As in other fields, the availability of data is not unlimited. The Swiss should be commended for the quantity and quality of their data. This appears to be an isolated incident rather than a common approach to processing this type of data. This data needs to be open and of the highest quality. However, if additional information on accident dynamics had been available, within the limits permitted by current international privacy laws, the issue could have been addressed more comprehensively.

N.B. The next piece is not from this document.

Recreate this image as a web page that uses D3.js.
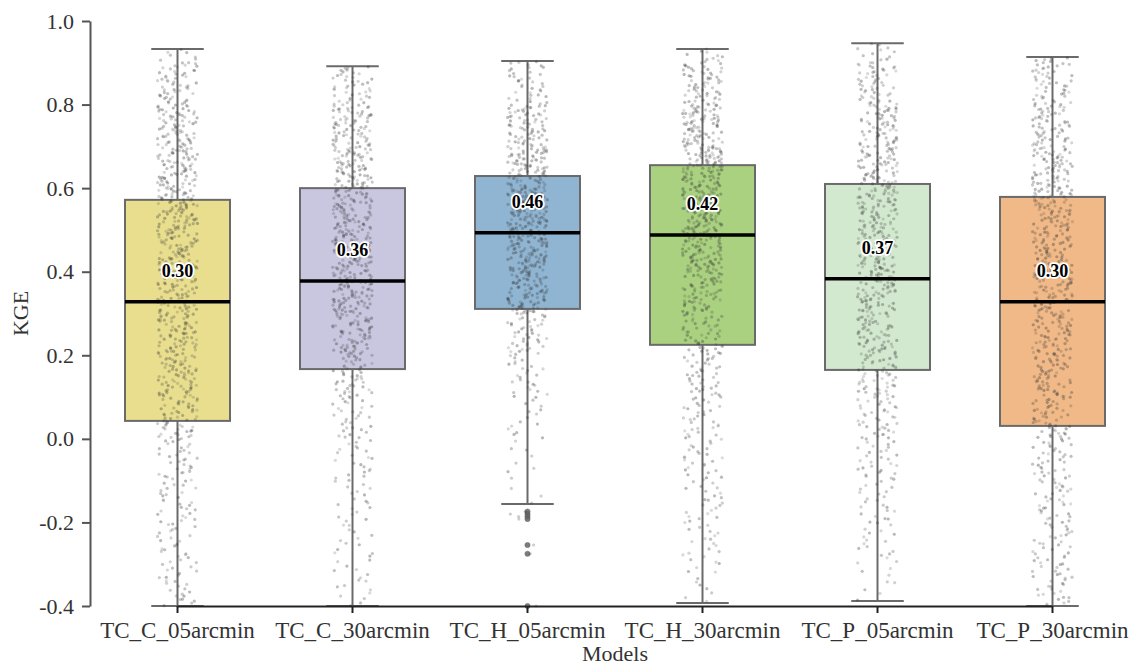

It is necessary to take similar action regarding the data that, in this work, represent independent variables. These are selected and used in order to explain the natural, social, or economic phenomenon that is to be studied and analyzed. In road accident research, data describing the dynamics of the accident are of fundamental importance. This includes characteristics of the vehicles involved, their speed, and the condition of those involved. There are already projects underway aimed at improving the availability of road accident data (e.g., [
21]). However, they are still in the data collection phase and do not yet cover a sufficiently wide area. Nevertheless, we believe that initiatives of this kind represent a crucial step toward improving the accuracy of machine learning applications and their contribution to spatial knowledge.
The condition of the road infrastructure is also important, including artificial lighting, the number of lanes, and horizontal and vertical road traffic signs.